Moving from Stage 1 (Reactive) to Stage 3 (Momentum) is critical for organizations to achieve sustained success. Reaching Stage 4 (Interdependent) means the organization has achieved alignment of leadership, structure and process.

The Four Stages of the Modified Bradley Curve

Netflix’s culture statements “All of Us Are Responsible for Ensuring We Live Our Values” and “We Help Each Other to Be Great” assume Stage 4 Interdependence. Google and The Bill and Melinda Gates Foundation design office space to encourage collaboration, teamwork, and, yes, interdependence.

One of our clients recognized the importance of changing its company culture, or, as the CEO put it, “We need to change the way we do things around here.” Following a cultural assessment using the modified Bradley Curve, it was easy to see this company’s culture was stuck in Stage 1 (Reactive).

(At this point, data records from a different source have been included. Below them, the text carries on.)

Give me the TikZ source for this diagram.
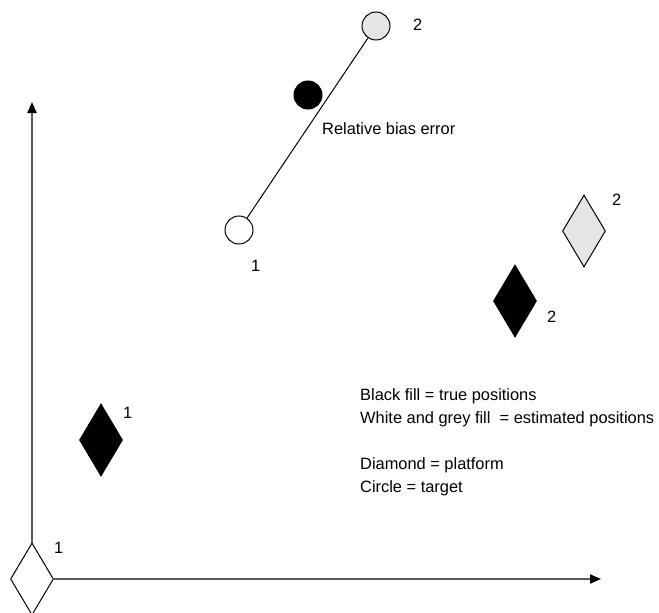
\documentclass[tikz,border=0pt]{standalone}
\usepackage{fontspec}
\setmainfont{Liberation Sans}
\usetikzlibrary{shapes.geometric,arrows.meta}
\begin{document}
\begin{tikzpicture}[x=1pt,y=-1pt,
  every node/.style={font=\fontsize{16.4}{20}\selectfont},
  dia/.style={shape=diamond, draw=black, line width=1pt, inner sep=0pt, minimum width=43pt, minimum height=72pt},
  circ/.style={shape=circle, draw=black, line width=1pt, inner sep=0pt, minimum size=28pt},
  lbl/.style={inner sep=0pt, anchor=west},
  axis/.style={draw=black!65, line width=2pt, -{Triangle[black,length=11pt,width=9pt]}}
]
\useasboundingbox (0,0) rectangle (659,613);
% diamonds
\node[dia, fill=white] (d0) at (32,579) {};
\node[dia, fill=black] (b1) at (101,440) {};
\node[dia, fill=black] (b2) at (515,301) {};
\node[dia, fill=black!10] (g2) at (584,231) {};
% circles
\node[circ, fill=white] (c1) at (239,230) {};
\node[circ, fill=black!10] (c2) at (376,26) {};
\node[circ, fill=black] (ct) at (308,95) {};
\draw[line width=1pt] (c1) -- (c2);
% axes
\coordinate (ytip) at (32,102);
\coordinate (xtip) at (601,579);
\draw[axis] (d0.north) -- (ytip);
\draw[axis] (d0.east) -- (xtip);
% labels
\node[lbl] (l0) at (54,548) {1};
\node[lbl] (l1) at (123,413) {1};
\node[lbl] (l2) at (547,317) {2};
\node[lbl] (l3) at (612,200) {2};
\node[lbl] (l4) at (251,266) {1};
\node[lbl] (l5) at (413,25) {2};
\node[lbl] (rb) at (322,129) {Relative bias error};
\node[lbl] (t1) at (360,396) {Black fill = true positions};
\node[lbl] (t2) at (360,419) {White and grey fill\ \ = estimated positions};
\node[lbl] (t3) at (360,465) {Diamond = platform};
\node[lbl] (t4) at (360,488) {Circle = target};
\end{tikzpicture}
\end{document}
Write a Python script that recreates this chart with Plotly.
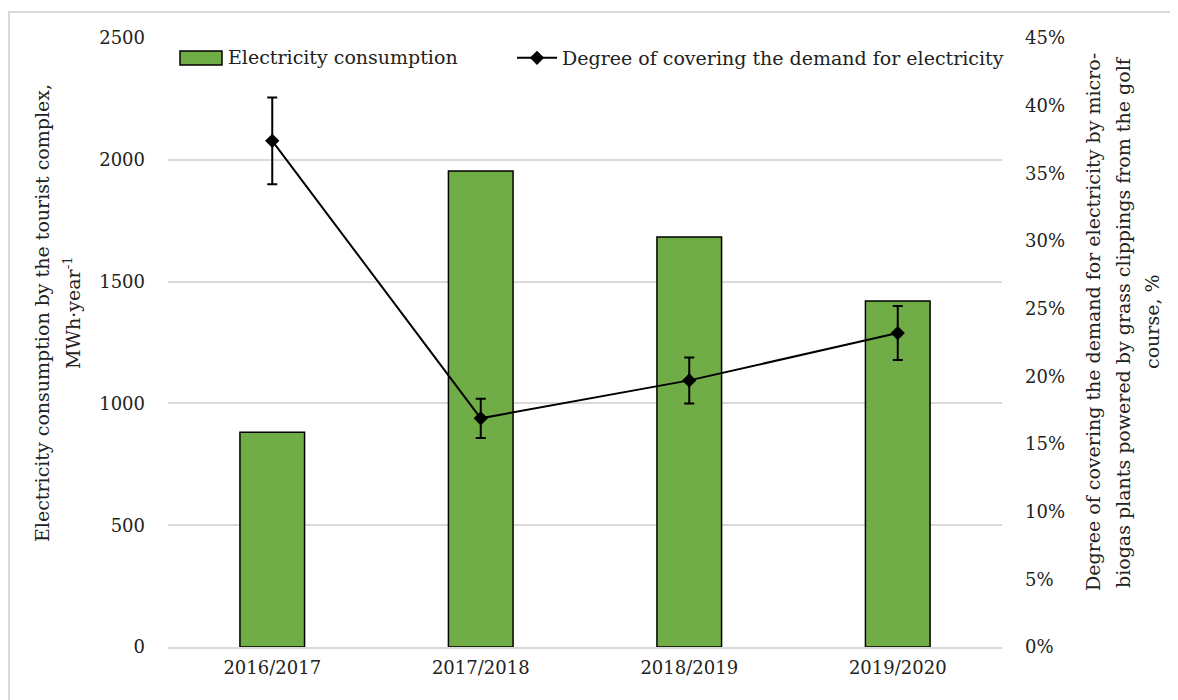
import plotly.graph_objects as go

seasons = ["2016/2017", "2017/2018", "2018/2019", "2019/2020"]
consumption = [882, 1954, 1683, 1420]          # MWh/year
coverage = [37.4, 16.9, 19.7, 23.2]            # %
coverage_err = [3.2, 1.45, 1.7, 2.0]           # %

FONT = "DejaVu Serif"
FS = 18      # tick labels
FT = 19      # titles / legend
OFF = 8                      # browser body margin
W, H = 1178 - OFF, 700 - OFF
PL, PR, PT, PB = 168, 1002, 38, 647   # plot area in page pixels
ML, MT = PL - OFF, PT - OFF
MR = W - (PR - OFF)
MB = H - (PB - OFF)
pw, ph = PR - PL, PB - PT


def px(x):  # page x -> paper
    return (x - PL) / pw


def py(y):  # page y -> paper
    return (PB - y) / ph


fig = go.Figure()
fig.add_trace(go.Bar(
    x=seasons, y=consumption, name="Electricity consumption",
    marker=dict(color="#70AD47", line=dict(color="black", width=1.5)),
    width=0.31, yaxis="y", showlegend=False,
))
fig.add_trace(go.Scatter(
    x=seasons, y=coverage, name="Degree of covering the demand for electricity",
    mode="lines+markers", yaxis="y2",
    line=dict(color="black", width=2),
    marker=dict(symbol="diamond", size=11, color="black"),
    error_y=dict(type="data", array=coverage_err, visible=True,
                 color="black", thickness=2, width=5),
))

# outer frame
fig.add_shape(type="rect", xref="paper", yref="paper",
              x0=px(9), x1=px(1190), y0=py(712), y1=py(12),
              line=dict(color="#d9d9d9", width=2), fillcolor="rgba(0,0,0,0)", layer="below")

# custom legend entry for bars
fig.add_shape(type="rect", xref="paper", yref="paper",
              x0=px(180), x1=px(222), y0=py(65), y1=py(51),
              line=dict(color="black", width=1.5), fillcolor="#70AD47")
fig.add_annotation(xref="paper", yref="paper", x=px(226), y=py(57),
                   xanchor="left", yanchor="middle", showarrow=False,
                   text="Electricity consumption", font=dict(size=FT, family=FONT, color="#222"))

# axis titles (one annotation per line)
left_lines = ["Electricity consumption by the tourist complex,", "MWh·year<sup>-1</sup>"]
left_x = [42, 72]
for t, xx in zip(left_lines, left_x):
    fig.add_annotation(xref="paper", yref="paper", x=px(xx), y=py(313),
                       xanchor="center", yanchor="middle", textangle=-90, showarrow=False,
                       text=t, font=dict(size=FT, family=FONT, color="#222"))
right_lines = ["Degree of covering the demand for electricity by micro-",
               "biogas plants powered by grass clippings from the golf",
               "course, %"]
right_x = [1093, 1123, 1152]
for t, xx in zip(right_lines, right_x):
    fig.add_annotation(xref="paper", yref="paper", x=px(xx), y=py(322),
                       xanchor="center", yanchor="middle", textangle=-90, showarrow=False,
                       text=t, font=dict(size=FT, family=FONT, color="#222"))

fig.update_layout(
    width=W, height=H,
    margin=dict(l=ML, r=MR, t=MT, b=MB, autoexpand=False),
    paper_bgcolor="white", plot_bgcolor="white",
    font=dict(family=FONT, size=FS, color="#222"),
    xaxis=dict(showline=True, linecolor="#d9d9d9", linewidth=2, ticks="",
               ticklabelstandoff=3, automargin=False),
    yaxis=dict(range=[0, 2500], dtick=500, showgrid=True, gridcolor="#d9d9d9", gridwidth=1.5,
               zeroline=False, showline=False, ticks="", ticklabelstandoff=22, automargin=False),
    yaxis2=dict(range=[0, 45], dtick=5, overlaying="y", side="right", showgrid=False,
                zeroline=False, ticksuffix="%", ticks="", ticklabelstandoff=22, automargin=False),
    legend=dict(orientation="h", x=px(512), y=py(39), xanchor="left", yanchor="top",
                itemwidth=40, font=dict(size=FT), bgcolor="rgba(0,0,0,0)"),
)

fig.write_html("out.html")
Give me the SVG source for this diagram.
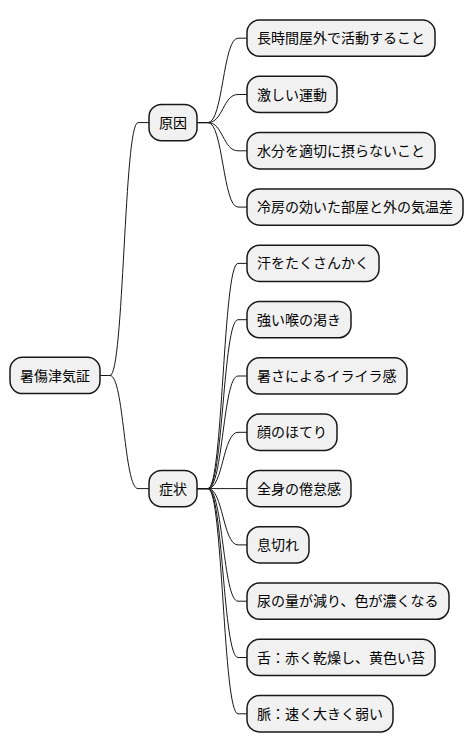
<svg xmlns="http://www.w3.org/2000/svg" width="474" height="752" viewBox="0 0 474 752">
<style>
.n rect{fill:#F1F1F1;stroke:#181818;stroke-width:1.5}
.n text{font-family:"Noto Sans CJK JP","Noto Sans",sans-serif;font-size:14px;fill:#000}
#conn path{fill:none;stroke:#181818;stroke-width:1}
</style>
<rect width="474" height="752" fill="#FFFFFF"/>
<g id="conn">
<path d="M100,375.5 L110,375.5 C124,375.5 124,122.6 138,122.6 L149,122.6"/>
<path d="M100,375.5 L110,375.5 C124,375.5 124,488.6 138,488.6 L149,488.6"/>
<path d="M197,122.6 L208,122.6 C223,122.6 223,38.2 238,38.2 L247,38.2"/>
<path d="M197,122.6 L208,122.6 C223,122.6 223,94.5 238,94.5 L247,94.5"/>
<path d="M197,122.6 L208,122.6 C223,122.6 223,150.8 238,150.8 L247,150.8"/>
<path d="M197,122.6 L208,122.6 C223,122.6 223,207.1 238,207.1 L247,207.1"/>
<path d="M197,488.6 L208,488.6 C223,488.6 223,263.4 238,263.4 L247,263.4"/>
<path d="M197,488.6 L208,488.6 C223,488.6 223,319.7 238,319.7 L247,319.7"/>
<path d="M197,488.6 L208,488.6 C223,488.6 223,376 238,376 L247,376"/>
<path d="M197,488.6 L208,488.6 C223,488.6 223,432.3 238,432.3 L247,432.3"/>
<path d="M197,488.6 L208,488.6 C223,488.6 223,488.6 238,488.6 L247,488.6"/>
<path d="M197,488.6 L208,488.6 C223,488.6 223,544.9 238,544.9 L247,544.9"/>
<path d="M197,488.6 L208,488.6 C223,488.6 223,601.2 238,601.2 L247,601.2"/>
<path d="M197,488.6 L208,488.6 C223,488.6 223,657.5 238,657.5 L247,657.5"/>
<path d="M197,488.6 L208,488.6 C223,488.6 223,713.8 238,713.8 L247,713.8"/>
</g>
<g id="root" class="n"><rect x="10" y="357.3" width="90" height="36.3" rx="12.5"/><text x="20" y="380.5">暑傷津気証</text></g>
<g id="cause" class="n"><rect x="149" y="104.4" width="48" height="36.3" rx="12.5"/><text x="159" y="127.6">原因</text></g>
<g id="symptom" class="n"><rect x="149" y="470.4" width="48" height="36.3" rx="12.5"/><text x="159" y="493.6">症状</text></g>
<g id="c1" class="n"><rect x="247" y="20" width="188" height="36.3" rx="12.5"/><text x="257" y="43.2">長時間屋外で活動すること</text></g>
<g id="c2" class="n"><rect x="247" y="76.3" width="90" height="36.3" rx="12.5"/><text x="257" y="99.5">激しい運動</text></g>
<g id="c3" class="n"><rect x="247" y="132.6" width="188" height="36.3" rx="12.5"/><text x="257" y="155.8">水分を適切に摂らないこと</text></g>
<g id="c4" class="n"><rect x="247" y="188.9" width="216" height="36.3" rx="12.5"/><text x="257" y="212.1">冷房の効いた部屋と外の気温差</text></g>
<g id="s1" class="n"><rect x="247" y="245.2" width="132" height="36.3" rx="12.5"/><text x="257" y="268.4">汗をたくさんかく</text></g>
<g id="s2" class="n"><rect x="247" y="301.5" width="104" height="36.3" rx="12.5"/><text x="257" y="324.7">強い喉の渇き</text></g>
<g id="s3" class="n"><rect x="247" y="357.8" width="160" height="36.3" rx="12.5"/><text x="257" y="381">暑さによるイライラ感</text></g>
<g id="s4" class="n"><rect x="247" y="414.1" width="90" height="36.3" rx="12.5"/><text x="257" y="437.3">顔のほてり</text></g>
<g id="s5" class="n"><rect x="247" y="470.4" width="104" height="36.3" rx="12.5"/><text x="257" y="493.6">全身の倦怠感</text></g>
<g id="s6" class="n"><rect x="247" y="526.7" width="62" height="36.3" rx="12.5"/><text x="257" y="549.9">息切れ</text></g>
<g id="s7" class="n"><rect x="247" y="583" width="202" height="36.3" rx="12.5"/><text x="257" y="606.2">尿の量が減り、色が濃くなる</text></g>
<g id="s8" class="n"><rect x="247" y="639.3" width="188" height="36.3" rx="12.5"/><text x="257" y="662.5">舌：赤く乾燥し、黄色い苔</text></g>
<g id="s9" class="n"><rect x="247" y="695.6" width="146" height="36.3" rx="12.5"/><text x="257" y="718.8">脈：速く大きく弱い</text></g>
</svg>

After several months of diligent work by the management team and full commitment from the CEO, we helped guide the company to Stage 2 (Dependent). It’s nice to see the company’s progress and even better to know the company is anxious to reach Stage 3 (Momentum) in the next six months. Once this company reaches Stage 4 (Interdependent), it will be obvious to anyone walking around its offices. Signs of collaboration, trust, energy, and engagement will be abundant, and, just like Netflix, the company’s stock will likely reflect the Interdependent stage as well.